Friday, May 16, 2008

The three Sirens of Altes - Amazon, Nefertiti and Nike

Embedded within Berlin’s masculine flesh of chauvinist architecture evolved through multiple palimpsests of memory and power, are three transplants that very gracefully tread the tight rope between the poles of elegant power and absolute beauty. Ironically all the three foreign feminine bodies belonging to different culture, space and time have lodged themselves within Schinkel’s Altes museum. Each of these three women to me seemed to emit an Aura Borealis that seemed to pass through every other artefact in stone, wood and clay and mesmerizing every visitor as they through their composure held the reigns of power and rode the chariots of beauty to become the very symbols of their civilizations within the space of the museum.

The first sculpture is along the steps guarding the gates of the museum. The sculpture of woman, stead and beast (by August Kiss and Albert Wolf) engaged in a battle for survival is frozen in a moment where the potential difference within the struggle has reached its peak and the very next instance the act of throwing of the spear will determine the outcome. The arm that holds the spear is stretched to its limit and points towards the heart of the beast with a calm composure that promises assurance of the outcome. The scale of the statue is about 1.5 times the life size, which makes it small enough for the observer to be a witness and at the same time big enough to restrict ones role only to that. This statue called ‘the Amazon’ beats most of the Victorian lion riders, golden angels, baby cherubs, grumpy queens, gate keepers etc hands down.

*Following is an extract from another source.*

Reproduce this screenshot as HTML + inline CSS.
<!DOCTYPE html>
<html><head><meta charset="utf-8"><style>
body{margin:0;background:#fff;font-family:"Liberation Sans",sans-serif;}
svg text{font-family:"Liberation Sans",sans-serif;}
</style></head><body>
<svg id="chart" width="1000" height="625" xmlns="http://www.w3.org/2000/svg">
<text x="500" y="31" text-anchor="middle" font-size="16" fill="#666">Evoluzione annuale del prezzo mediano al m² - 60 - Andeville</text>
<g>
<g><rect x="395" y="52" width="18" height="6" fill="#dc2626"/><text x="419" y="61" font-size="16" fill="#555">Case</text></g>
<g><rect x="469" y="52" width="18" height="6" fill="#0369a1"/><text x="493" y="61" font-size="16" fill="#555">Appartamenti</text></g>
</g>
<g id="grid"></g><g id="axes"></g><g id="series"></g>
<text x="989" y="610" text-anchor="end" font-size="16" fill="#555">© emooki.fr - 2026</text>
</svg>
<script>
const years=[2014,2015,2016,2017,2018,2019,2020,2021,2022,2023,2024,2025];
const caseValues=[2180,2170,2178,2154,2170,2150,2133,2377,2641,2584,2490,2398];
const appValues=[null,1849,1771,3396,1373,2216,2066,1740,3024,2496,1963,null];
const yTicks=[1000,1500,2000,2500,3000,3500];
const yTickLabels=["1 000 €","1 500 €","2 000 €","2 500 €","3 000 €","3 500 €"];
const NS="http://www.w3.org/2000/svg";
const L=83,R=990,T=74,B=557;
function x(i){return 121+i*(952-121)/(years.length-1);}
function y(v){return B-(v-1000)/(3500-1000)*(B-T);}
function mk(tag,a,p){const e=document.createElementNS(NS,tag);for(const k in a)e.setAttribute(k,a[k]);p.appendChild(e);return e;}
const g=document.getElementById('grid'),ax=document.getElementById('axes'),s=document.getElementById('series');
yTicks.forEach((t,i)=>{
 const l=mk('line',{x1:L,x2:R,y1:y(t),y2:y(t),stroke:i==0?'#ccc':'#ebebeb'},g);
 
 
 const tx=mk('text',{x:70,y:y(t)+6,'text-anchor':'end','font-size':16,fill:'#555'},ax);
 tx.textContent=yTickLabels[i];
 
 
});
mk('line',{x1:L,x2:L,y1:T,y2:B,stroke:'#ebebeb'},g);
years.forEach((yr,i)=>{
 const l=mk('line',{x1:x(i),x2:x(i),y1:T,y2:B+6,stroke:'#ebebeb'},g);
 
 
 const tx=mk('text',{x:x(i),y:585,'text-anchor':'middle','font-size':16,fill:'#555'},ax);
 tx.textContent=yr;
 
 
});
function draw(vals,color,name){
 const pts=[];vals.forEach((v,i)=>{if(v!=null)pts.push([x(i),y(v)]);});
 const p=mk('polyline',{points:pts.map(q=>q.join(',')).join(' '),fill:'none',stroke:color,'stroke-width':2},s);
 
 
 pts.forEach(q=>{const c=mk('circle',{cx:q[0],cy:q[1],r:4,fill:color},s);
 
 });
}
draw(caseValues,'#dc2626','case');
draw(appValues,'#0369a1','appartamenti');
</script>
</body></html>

In contrast to this sculpture that bears the wind, rain and snow, the other two are highly prized and protected artefacts separated by level difference and civilizations- ground floor dedicated to the Greek civilization and the first floor to the Egyptian civilization. As one enters the central room on the first floor, which is comparatively dimly lit and has only one artefact- the bust of Nefertiti. Seeing it is like seeing the real queen and feeling her gaze on you, with her chin held high, sharp features, beautiful eyes and the head that bears the weight of the crown. She is encased in a glass box that tends to throw multiple reflections of her from different perspectives, in a manner such that one stops acknowledging it as an artefact but starts referring to it as ‘her’, the ultimate three dimensional Fayum portrait that comes to life and asserts to us that ‘I existed’ and ‘I was beautiful and powerful, behold me’.
The third sculpture is not something which is displayed as impressively as Nefertiti or is poised like the Amazon at the steps. The third is in the central rotunda arranged as one of the ten odd Greek gods of love, hate, sex and whatever that the Greeks worshiped.

One might even miss her, but if you do glance at her and especially her feet, all the images of present day science fiction and media’s portrayal of flight seem rather bland in comparison to this statue of Nike’ the goddess of flight (and victory). Looking straight ahead, her clothes flutter and show us the wind and her legs elevated above the ground by just a few inches, a detail I could never forget in my entire life! And then this piece of marble takes flight! I can only imagine what might be the impact of another such statue of the headless Nike in the Louvre in Paris that is positioned at the end of a long circulation axis and is in a pose that is about to leap and challenge gravity. Never before have I been so excited on seeing sculpture, but these three sirens are simply fabulous. Madly in love with all three.


  1. Hi Saurabh - the nefertitii simply took my breath away and that too only in a digital photo your blog! What an experience it must be to see the real thing!

  2. The Nike detail is amazing. I was one step short of clapping my hands in glee!!!